#### Work to be completed
Would you retype all of these records exactly?

#### Data section
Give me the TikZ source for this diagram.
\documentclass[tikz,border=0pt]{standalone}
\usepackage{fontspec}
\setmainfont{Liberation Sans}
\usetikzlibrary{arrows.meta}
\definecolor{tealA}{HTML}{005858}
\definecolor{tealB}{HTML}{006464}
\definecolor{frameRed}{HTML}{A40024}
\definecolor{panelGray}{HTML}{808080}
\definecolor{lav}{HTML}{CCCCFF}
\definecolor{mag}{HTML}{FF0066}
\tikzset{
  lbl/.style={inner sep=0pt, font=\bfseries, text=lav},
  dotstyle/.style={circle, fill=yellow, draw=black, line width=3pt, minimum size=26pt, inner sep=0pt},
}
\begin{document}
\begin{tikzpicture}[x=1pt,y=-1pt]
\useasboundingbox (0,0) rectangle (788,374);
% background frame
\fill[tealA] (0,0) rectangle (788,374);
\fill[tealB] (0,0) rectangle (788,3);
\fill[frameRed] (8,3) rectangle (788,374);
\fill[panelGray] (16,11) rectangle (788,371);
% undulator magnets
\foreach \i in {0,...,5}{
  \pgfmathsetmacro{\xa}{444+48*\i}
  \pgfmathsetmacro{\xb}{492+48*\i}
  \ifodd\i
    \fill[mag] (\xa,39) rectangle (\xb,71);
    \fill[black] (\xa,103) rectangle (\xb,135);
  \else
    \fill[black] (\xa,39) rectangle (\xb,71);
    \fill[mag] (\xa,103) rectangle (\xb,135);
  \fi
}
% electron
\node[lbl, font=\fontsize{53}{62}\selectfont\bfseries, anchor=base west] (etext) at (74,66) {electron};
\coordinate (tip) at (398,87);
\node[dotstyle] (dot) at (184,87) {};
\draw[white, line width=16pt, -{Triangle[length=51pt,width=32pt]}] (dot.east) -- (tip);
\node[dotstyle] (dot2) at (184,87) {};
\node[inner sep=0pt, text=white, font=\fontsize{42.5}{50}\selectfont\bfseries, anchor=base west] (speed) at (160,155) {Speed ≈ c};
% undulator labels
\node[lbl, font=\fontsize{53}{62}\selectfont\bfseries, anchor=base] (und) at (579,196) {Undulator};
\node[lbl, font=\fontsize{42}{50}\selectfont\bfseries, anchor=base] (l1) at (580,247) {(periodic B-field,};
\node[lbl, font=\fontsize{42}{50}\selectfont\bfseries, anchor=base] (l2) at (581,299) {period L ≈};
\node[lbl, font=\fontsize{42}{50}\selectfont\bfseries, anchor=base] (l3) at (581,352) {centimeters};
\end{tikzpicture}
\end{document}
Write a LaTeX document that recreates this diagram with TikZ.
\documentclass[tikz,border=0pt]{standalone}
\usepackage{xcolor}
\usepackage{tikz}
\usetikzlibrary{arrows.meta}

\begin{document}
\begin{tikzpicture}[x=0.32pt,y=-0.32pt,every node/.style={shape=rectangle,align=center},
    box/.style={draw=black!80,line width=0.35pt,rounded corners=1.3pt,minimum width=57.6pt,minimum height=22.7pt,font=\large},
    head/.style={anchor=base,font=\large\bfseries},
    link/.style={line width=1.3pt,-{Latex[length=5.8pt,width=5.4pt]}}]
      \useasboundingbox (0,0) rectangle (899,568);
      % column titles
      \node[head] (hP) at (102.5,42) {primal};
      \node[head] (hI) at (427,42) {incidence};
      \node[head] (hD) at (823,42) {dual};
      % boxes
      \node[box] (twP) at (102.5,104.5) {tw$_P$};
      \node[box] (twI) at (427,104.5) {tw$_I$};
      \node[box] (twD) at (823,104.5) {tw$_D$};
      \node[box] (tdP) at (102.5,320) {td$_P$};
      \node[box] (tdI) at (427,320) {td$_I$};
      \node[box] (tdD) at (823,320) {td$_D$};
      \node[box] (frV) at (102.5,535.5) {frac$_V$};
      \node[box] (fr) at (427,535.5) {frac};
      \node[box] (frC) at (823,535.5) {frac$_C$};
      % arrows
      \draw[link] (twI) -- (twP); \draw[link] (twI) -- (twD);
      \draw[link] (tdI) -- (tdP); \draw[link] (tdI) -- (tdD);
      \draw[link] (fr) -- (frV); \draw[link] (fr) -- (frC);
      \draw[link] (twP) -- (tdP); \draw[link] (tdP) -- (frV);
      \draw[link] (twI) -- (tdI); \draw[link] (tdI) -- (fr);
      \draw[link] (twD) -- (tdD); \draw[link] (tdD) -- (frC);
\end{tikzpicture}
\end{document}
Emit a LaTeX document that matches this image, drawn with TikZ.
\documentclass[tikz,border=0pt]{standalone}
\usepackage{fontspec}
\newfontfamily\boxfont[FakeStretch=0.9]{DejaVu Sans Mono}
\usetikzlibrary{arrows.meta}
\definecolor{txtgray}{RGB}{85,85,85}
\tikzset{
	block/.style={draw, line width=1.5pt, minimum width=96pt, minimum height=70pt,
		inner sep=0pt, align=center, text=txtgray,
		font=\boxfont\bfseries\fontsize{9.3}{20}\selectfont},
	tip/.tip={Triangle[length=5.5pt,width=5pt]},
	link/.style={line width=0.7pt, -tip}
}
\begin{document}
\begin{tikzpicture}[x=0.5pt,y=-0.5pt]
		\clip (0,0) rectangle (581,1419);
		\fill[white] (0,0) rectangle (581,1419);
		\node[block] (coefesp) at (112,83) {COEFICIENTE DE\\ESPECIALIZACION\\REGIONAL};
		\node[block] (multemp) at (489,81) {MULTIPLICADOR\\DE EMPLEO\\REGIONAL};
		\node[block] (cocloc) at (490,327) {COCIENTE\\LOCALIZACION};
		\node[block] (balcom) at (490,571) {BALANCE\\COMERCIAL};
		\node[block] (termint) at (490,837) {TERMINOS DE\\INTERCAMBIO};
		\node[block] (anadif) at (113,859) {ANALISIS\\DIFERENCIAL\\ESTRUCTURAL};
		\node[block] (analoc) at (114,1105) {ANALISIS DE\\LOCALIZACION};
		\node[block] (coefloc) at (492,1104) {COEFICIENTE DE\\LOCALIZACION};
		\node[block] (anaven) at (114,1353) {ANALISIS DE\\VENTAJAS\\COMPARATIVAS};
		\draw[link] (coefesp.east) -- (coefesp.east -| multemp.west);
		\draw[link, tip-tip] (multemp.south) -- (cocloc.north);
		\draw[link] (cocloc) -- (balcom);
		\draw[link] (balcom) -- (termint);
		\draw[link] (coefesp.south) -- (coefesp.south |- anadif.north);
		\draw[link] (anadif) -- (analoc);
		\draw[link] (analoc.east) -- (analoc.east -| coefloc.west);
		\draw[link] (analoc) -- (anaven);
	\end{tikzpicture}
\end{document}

#### Final result
Give me the TikZ source for this diagram.
\documentclass[tikz,border=0pt]{standalone}
\usepackage{fontspec}
\setmainfont{Liberation Sans}
\usetikzlibrary{arrows.meta}
\definecolor{tealA}{HTML}{005858}
\definecolor{tealB}{HTML}{006464}
\definecolor{frameRed}{HTML}{A40024}
\definecolor{panelGray}{HTML}{808080}
\definecolor{lav}{HTML}{CCCCFF}
\definecolor{mag}{HTML}{FF0066}
\tikzset{
  lbl/.style={inner sep=0pt, font=\bfseries, text=lav},
  dotstyle/.style={circle, fill=yellow, draw=black, line width=3pt, minimum size=26pt, inner sep=0pt},
}
\begin{document}
\begin{tikzpicture}[x=1pt,y=-1pt]
\useasboundingbox (0,0) rectangle (788,374);
% background frame
\fill[tealA] (0,0) rectangle (788,374);
\fill[tealB] (0,0) rectangle (788,3);
\fill[frameRed] (8,3) rectangle (788,374);
\fill[panelGray] (16,11) rectangle (788,371);
% undulator magnets
\foreach \i in {0,...,5}{
  \pgfmathsetmacro{\xa}{444+48*\i}
  \pgfmathsetmacro{\xb}{492+48*\i}
  \ifodd\i
    \fill[mag] (\xa,39) rectangle (\xb,71);
    \fill[black] (\xa,103) rectangle (\xb,135);
  \else
    \fill[black] (\xa,39) rectangle (\xb,71);
    \fill[mag] (\xa,103) rectangle (\xb,135);
  \fi
}
% electron
\node[lbl, font=\fontsize{53}{62}\selectfont\bfseries, anchor=base west] (etext) at (74,66) {electron};
\coordinate (tip) at (398,87);
\node[dotstyle] (dot) at (184,87) {};
\draw[white, line width=16pt, -{Triangle[length=51pt,width=32pt]}] (dot.east) -- (tip);
\node[dotstyle] (dot2) at (184,87) {};
\node[inner sep=0pt, text=white, font=\fontsize{42.5}{50}\selectfont\bfseries, anchor=base west] (speed) at (160,155) {Speed ≈ c};
% undulator labels
\node[lbl, font=\fontsize{53}{62}\selectfont\bfseries, anchor=base] (und) at (579,196) {Undulator};
\node[lbl, font=\fontsize{42}{50}\selectfont\bfseries, anchor=base] (l1) at (580,247) {(periodic B-field,};
\node[lbl, font=\fontsize{42}{50}\selectfont\bfseries, anchor=base] (l2) at (581,299) {period L ≈};
\node[lbl, font=\fontsize{42}{50}\selectfont\bfseries, anchor=base] (l3) at (581,352) {centimeters};
\end{tikzpicture}
\end{document}
Write a LaTeX document that recreates this diagram with TikZ.
\documentclass[tikz,border=0pt]{standalone}
\usepackage{xcolor}
\usepackage{tikz}
\usetikzlibrary{arrows.meta}

\begin{document}
\begin{tikzpicture}[x=0.32pt,y=-0.32pt,every node/.style={shape=rectangle,align=center},
    box/.style={draw=black!80,line width=0.35pt,rounded corners=1.3pt,minimum width=57.6pt,minimum height=22.7pt,font=\large},
    head/.style={anchor=base,font=\large\bfseries},
    link/.style={line width=1.3pt,-{Latex[length=5.8pt,width=5.4pt]}}]
      \useasboundingbox (0,0) rectangle (899,568);
      % column titles
      \node[head] (hP) at (102.5,42) {primal};
      \node[head] (hI) at (427,42) {incidence};
      \node[head] (hD) at (823,42) {dual};
      % boxes
      \node[box] (twP) at (102.5,104.5) {tw$_P$};
      \node[box] (twI) at (427,104.5) {tw$_I$};
      \node[box] (twD) at (823,104.5) {tw$_D$};
      \node[box] (tdP) at (102.5,320) {td$_P$};
      \node[box] (tdI) at (427,320) {td$_I$};
      \node[box] (tdD) at (823,320) {td$_D$};
      \node[box] (frV) at (102.5,535.5) {frac$_V$};
      \node[box] (fr) at (427,535.5) {frac};
      \node[box] (frC) at (823,535.5) {frac$_C$};
      % arrows
      \draw[link] (twI) -- (twP); \draw[link] (twI) -- (twD);
      \draw[link] (tdI) -- (tdP); \draw[link] (tdI) -- (tdD);
      \draw[link] (fr) -- (frV); \draw[link] (fr) -- (frC);
      \draw[link] (twP) -- (tdP); \draw[link] (tdP) -- (frV);
      \draw[link] (twI) -- (tdI); \draw[link] (tdI) -- (fr);
      \draw[link] (twD) -- (tdD); \draw[link] (tdD) -- (frC);
\end{tikzpicture}
\end{document}
Emit a LaTeX document that matches this image, drawn with TikZ.
\documentclass[tikz,border=0pt]{standalone}
\usepackage{fontspec}
\newfontfamily\boxfont[FakeStretch=0.9]{DejaVu Sans Mono}
\usetikzlibrary{arrows.meta}
\definecolor{txtgray}{RGB}{85,85,85}
\tikzset{
	block/.style={draw, line width=1.5pt, minimum width=96pt, minimum height=70pt,
		inner sep=0pt, align=center, text=txtgray,
		font=\boxfont\bfseries\fontsize{9.3}{20}\selectfont},
	tip/.tip={Triangle[length=5.5pt,width=5pt]},
	link/.style={line width=0.7pt, -tip}
}
\begin{document}
\begin{tikzpicture}[x=0.5pt,y=-0.5pt]
		\clip (0,0) rectangle (581,1419);
		\fill[white] (0,0) rectangle (581,1419);
		\node[block] (coefesp) at (112,83) {COEFICIENTE DE\\ESPECIALIZACION\\REGIONAL};
		\node[block] (multemp) at (489,81) {MULTIPLICADOR\\DE EMPLEO\\REGIONAL};
		\node[block] (cocloc) at (490,327) {COCIENTE\\LOCALIZACION};
		\node[block] (balcom) at (490,571) {BALANCE\\COMERCIAL};
		\node[block] (termint) at (490,837) {TERMINOS DE\\INTERCAMBIO};
		\node[block] (anadif) at (113,859) {ANALISIS\\DIFERENCIAL\\ESTRUCTURAL};
		\node[block] (analoc) at (114,1105) {ANALISIS DE\\LOCALIZACION};
		\node[block] (coefloc) at (492,1104) {COEFICIENTE DE\\LOCALIZACION};
		\node[block] (anaven) at (114,1353) {ANALISIS DE\\VENTAJAS\\COMPARATIVAS};
		\draw[link] (coefesp.east) -- (coefesp.east -| multemp.west);
		\draw[link, tip-tip] (multemp.south) -- (cocloc.north);
		\draw[link] (cocloc) -- (balcom);
		\draw[link] (balcom) -- (termint);
		\draw[link] (coefesp.south) -- (coefesp.south |- anadif.north);
		\draw[link] (anadif) -- (analoc);
		\draw[link] (analoc.east) -- (analoc.east -| coefloc.west);
		\draw[link] (analoc) -- (anaven);
	\end{tikzpicture}
\end{document}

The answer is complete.